>> BEGIN SOURCE RECORDS
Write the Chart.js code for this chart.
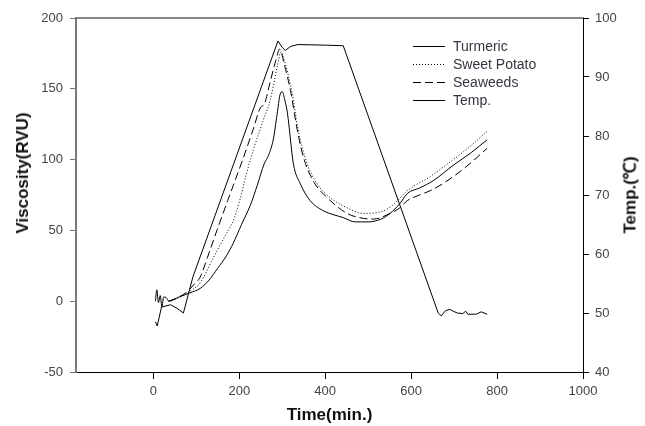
>> END SOURCE RECORDS
>> BEGIN SOURCE RECORDS
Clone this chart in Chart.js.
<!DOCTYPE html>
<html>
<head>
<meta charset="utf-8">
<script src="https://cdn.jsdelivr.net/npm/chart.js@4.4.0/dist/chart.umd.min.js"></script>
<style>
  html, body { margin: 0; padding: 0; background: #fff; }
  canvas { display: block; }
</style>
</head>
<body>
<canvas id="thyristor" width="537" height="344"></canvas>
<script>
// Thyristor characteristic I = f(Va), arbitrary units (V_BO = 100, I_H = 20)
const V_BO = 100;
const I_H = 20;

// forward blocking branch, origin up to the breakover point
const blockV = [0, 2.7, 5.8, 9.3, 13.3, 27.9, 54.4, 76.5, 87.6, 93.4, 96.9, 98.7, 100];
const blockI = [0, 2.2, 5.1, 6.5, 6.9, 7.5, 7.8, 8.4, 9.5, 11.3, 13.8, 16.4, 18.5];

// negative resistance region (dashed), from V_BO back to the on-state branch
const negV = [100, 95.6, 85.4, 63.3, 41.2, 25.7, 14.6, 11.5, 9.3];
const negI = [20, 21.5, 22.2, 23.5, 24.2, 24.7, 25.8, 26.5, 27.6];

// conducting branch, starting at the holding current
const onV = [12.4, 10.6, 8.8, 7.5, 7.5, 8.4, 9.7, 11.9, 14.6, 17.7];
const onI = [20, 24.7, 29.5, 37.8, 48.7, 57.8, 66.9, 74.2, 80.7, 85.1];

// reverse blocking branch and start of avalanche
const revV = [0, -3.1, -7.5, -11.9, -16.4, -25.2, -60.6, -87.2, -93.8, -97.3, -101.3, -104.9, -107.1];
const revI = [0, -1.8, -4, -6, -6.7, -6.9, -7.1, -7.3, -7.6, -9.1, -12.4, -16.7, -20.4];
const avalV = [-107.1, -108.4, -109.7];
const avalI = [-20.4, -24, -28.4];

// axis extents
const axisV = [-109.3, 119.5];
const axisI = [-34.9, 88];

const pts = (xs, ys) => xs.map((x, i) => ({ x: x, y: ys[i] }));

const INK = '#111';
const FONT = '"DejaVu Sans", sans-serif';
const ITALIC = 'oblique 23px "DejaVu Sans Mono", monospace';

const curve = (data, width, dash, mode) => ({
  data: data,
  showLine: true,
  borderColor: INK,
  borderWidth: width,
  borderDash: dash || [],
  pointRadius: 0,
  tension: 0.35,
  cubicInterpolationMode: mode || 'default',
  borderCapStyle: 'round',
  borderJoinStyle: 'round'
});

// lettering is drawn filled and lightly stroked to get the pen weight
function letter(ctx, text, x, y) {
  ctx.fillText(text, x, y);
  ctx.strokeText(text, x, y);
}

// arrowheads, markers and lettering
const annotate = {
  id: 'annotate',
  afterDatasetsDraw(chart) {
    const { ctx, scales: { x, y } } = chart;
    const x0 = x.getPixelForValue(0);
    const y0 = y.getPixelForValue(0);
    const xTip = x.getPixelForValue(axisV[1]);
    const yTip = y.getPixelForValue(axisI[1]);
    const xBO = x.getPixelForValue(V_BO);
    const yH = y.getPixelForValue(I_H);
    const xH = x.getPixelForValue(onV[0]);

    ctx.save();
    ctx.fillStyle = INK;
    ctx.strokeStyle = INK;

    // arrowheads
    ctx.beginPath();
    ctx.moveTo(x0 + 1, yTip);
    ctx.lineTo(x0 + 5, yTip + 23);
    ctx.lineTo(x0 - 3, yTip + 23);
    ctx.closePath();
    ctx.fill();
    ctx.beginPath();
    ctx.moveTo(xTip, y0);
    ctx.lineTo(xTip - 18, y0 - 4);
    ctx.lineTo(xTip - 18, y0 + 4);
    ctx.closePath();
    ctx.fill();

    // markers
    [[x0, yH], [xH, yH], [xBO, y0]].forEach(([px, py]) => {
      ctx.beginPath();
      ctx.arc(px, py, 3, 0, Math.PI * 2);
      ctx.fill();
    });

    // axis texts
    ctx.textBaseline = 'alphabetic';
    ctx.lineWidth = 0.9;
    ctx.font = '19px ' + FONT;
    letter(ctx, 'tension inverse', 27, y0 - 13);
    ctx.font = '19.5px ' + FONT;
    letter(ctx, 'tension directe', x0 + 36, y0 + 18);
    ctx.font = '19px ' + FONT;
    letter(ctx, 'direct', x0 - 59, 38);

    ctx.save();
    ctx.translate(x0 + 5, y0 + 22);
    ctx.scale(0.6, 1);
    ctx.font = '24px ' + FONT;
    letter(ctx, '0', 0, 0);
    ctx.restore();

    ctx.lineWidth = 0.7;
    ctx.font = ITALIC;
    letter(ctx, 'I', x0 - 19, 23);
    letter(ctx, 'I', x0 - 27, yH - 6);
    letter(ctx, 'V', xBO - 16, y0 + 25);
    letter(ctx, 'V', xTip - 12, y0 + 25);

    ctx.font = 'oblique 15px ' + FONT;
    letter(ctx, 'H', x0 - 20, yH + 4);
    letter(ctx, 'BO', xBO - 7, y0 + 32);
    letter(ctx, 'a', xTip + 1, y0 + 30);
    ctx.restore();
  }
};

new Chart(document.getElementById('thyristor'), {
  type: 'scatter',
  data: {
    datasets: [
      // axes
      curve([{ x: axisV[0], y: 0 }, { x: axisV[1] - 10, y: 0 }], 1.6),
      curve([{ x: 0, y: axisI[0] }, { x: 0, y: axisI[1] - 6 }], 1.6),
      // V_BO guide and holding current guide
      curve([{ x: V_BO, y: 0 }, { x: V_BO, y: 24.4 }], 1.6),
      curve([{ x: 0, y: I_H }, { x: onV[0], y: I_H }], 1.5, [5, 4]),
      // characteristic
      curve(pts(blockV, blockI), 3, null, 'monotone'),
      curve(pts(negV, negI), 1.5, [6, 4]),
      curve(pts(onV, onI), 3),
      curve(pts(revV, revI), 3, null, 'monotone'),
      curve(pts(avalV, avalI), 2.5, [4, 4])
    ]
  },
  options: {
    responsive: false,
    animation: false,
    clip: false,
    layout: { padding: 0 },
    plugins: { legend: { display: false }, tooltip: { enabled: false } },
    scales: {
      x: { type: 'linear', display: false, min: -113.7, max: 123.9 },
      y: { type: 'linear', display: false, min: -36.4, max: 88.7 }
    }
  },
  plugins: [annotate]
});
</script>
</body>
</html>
>> END SOURCE RECORDS
>> BEGIN SOURCE RECORDS
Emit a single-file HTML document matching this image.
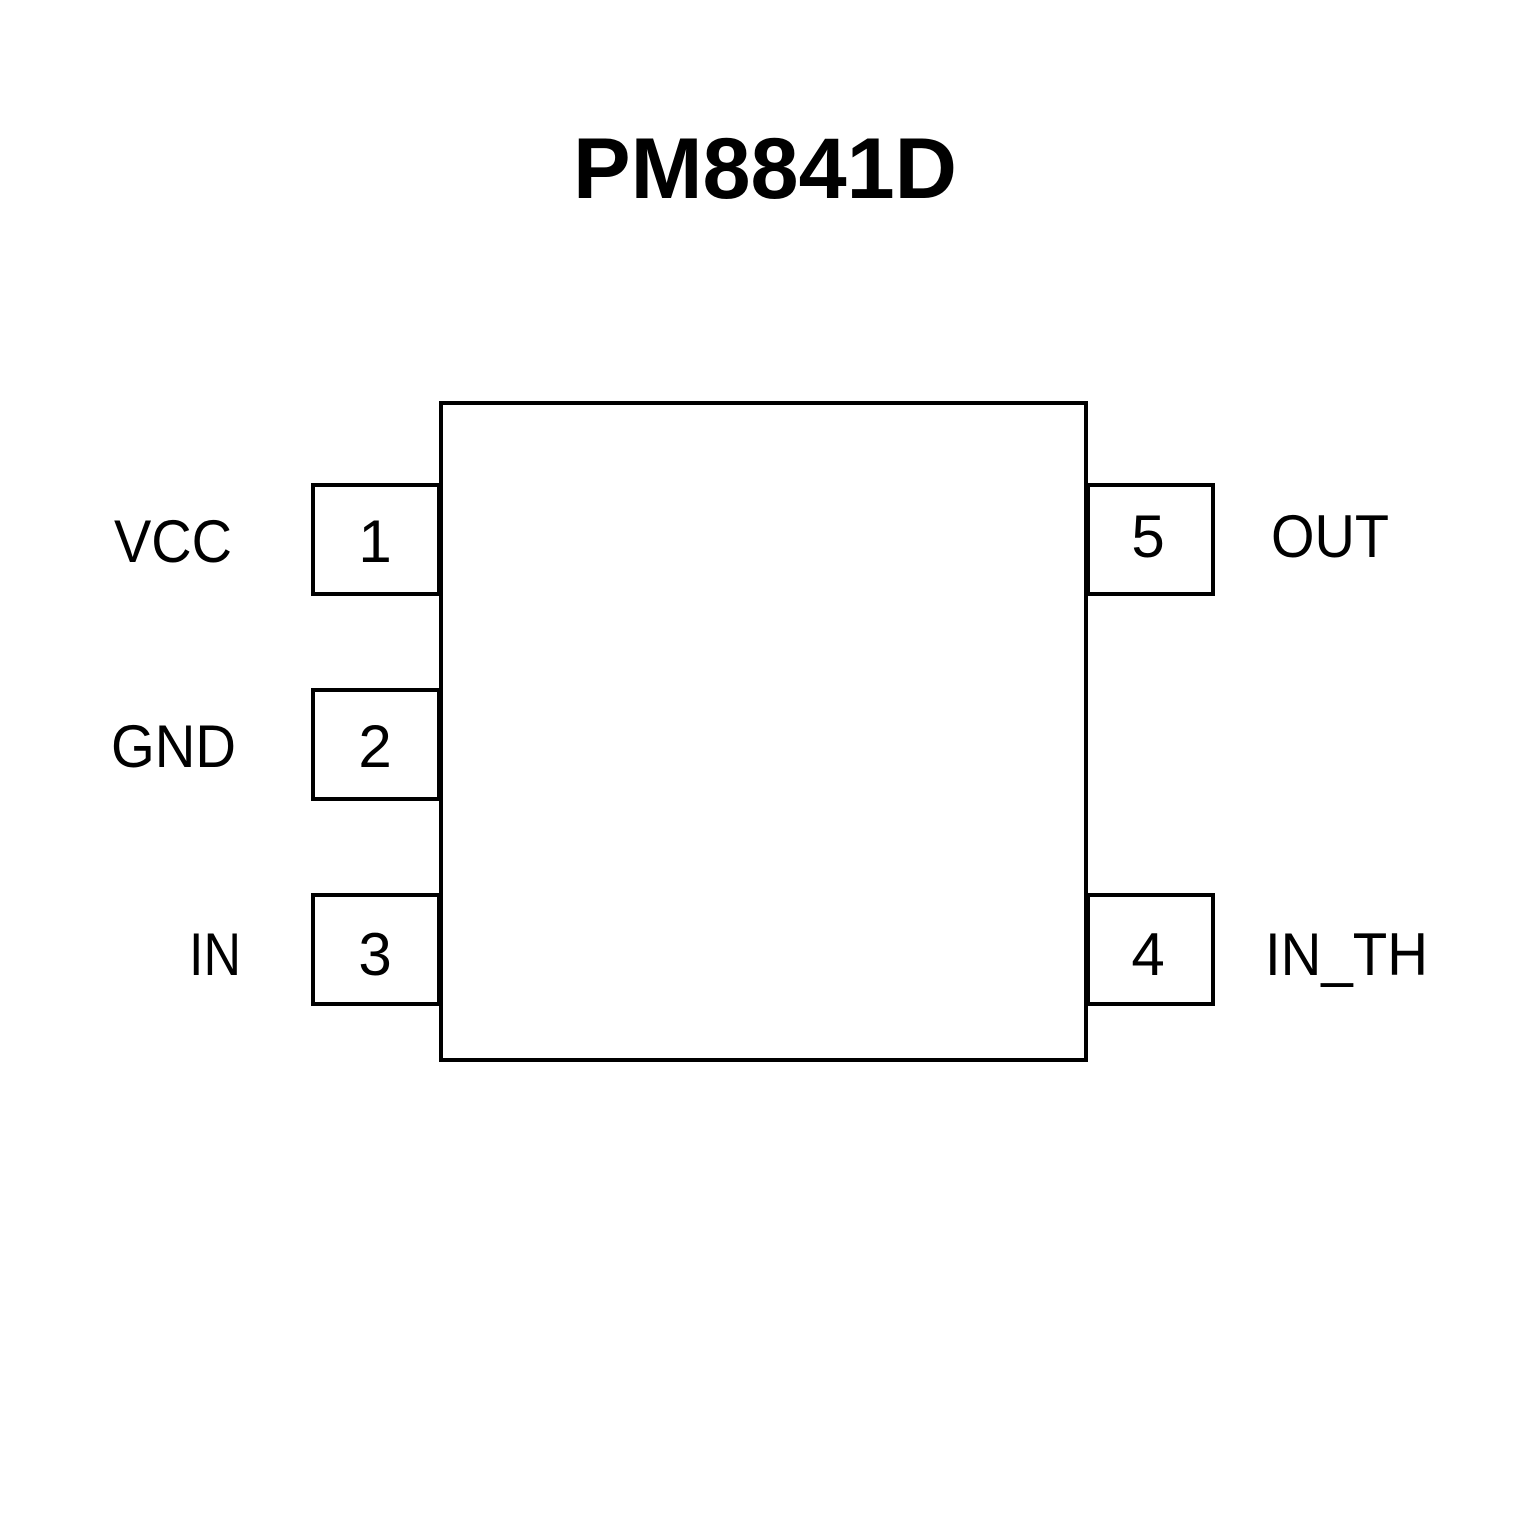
>> END SOURCE RECORDS
WHAT THIS TASK INVOLVES: In the listing above, find the line containing "Clone this chart in Chart.js." and the line containing "const ITALIC = 'oblique", then quote both, plus every line between them, exactly as written.

TASK SOLUTION:
Clone this chart in Chart.js.
<!DOCTYPE html>
<html>
<head>
<meta charset="utf-8">
<script src="https://cdn.jsdelivr.net/npm/chart.js@4.4.0/dist/chart.umd.min.js"></script>
<style>
  html, body { margin: 0; padding: 0; background: #fff; }
  canvas { display: block; }
</style>
</head>
<body>
<canvas id="thyristor" width="537" height="344"></canvas>
<script>
// Thyristor characteristic I = f(Va), arbitrary units (V_BO = 100, I_H = 20)
const V_BO = 100;
const I_H = 20;

// forward blocking branch, origin up to the breakover point
const blockV = [0, 2.7, 5.8, 9.3, 13.3, 27.9, 54.4, 76.5, 87.6, 93.4, 96.9, 98.7, 100];
const blockI = [0, 2.2, 5.1, 6.5, 6.9, 7.5, 7.8, 8.4, 9.5, 11.3, 13.8, 16.4, 18.5];

// negative resistance region (dashed), from V_BO back to the on-state branch
const negV = [100, 95.6, 85.4, 63.3, 41.2, 25.7, 14.6, 11.5, 9.3];
const negI = [20, 21.5, 22.2, 23.5, 24.2, 24.7, 25.8, 26.5, 27.6];

// conducting branch, starting at the holding current
const onV = [12.4, 10.6, 8.8, 7.5, 7.5, 8.4, 9.7, 11.9, 14.6, 17.7];
const onI = [20, 24.7, 29.5, 37.8, 48.7, 57.8, 66.9, 74.2, 80.7, 85.1];

// reverse blocking branch and start of avalanche
const revV = [0, -3.1, -7.5, -11.9, -16.4, -25.2, -60.6, -87.2, -93.8, -97.3, -101.3, -104.9, -107.1];
const revI = [0, -1.8, -4, -6, -6.7, -6.9, -7.1, -7.3, -7.6, -9.1, -12.4, -16.7, -20.4];
const avalV = [-107.1, -108.4, -109.7];
const avalI = [-20.4, -24, -28.4];

// axis extents
const axisV = [-109.3, 119.5];
const axisI = [-34.9, 88];

const pts = (xs, ys) => xs.map((x, i) => ({ x: x, y: ys[i] }));

const INK = '#111';
const FONT = '"DejaVu Sans", sans-serif';
const ITALIC = 'oblique 23px "DejaVu Sans Mono", monospace';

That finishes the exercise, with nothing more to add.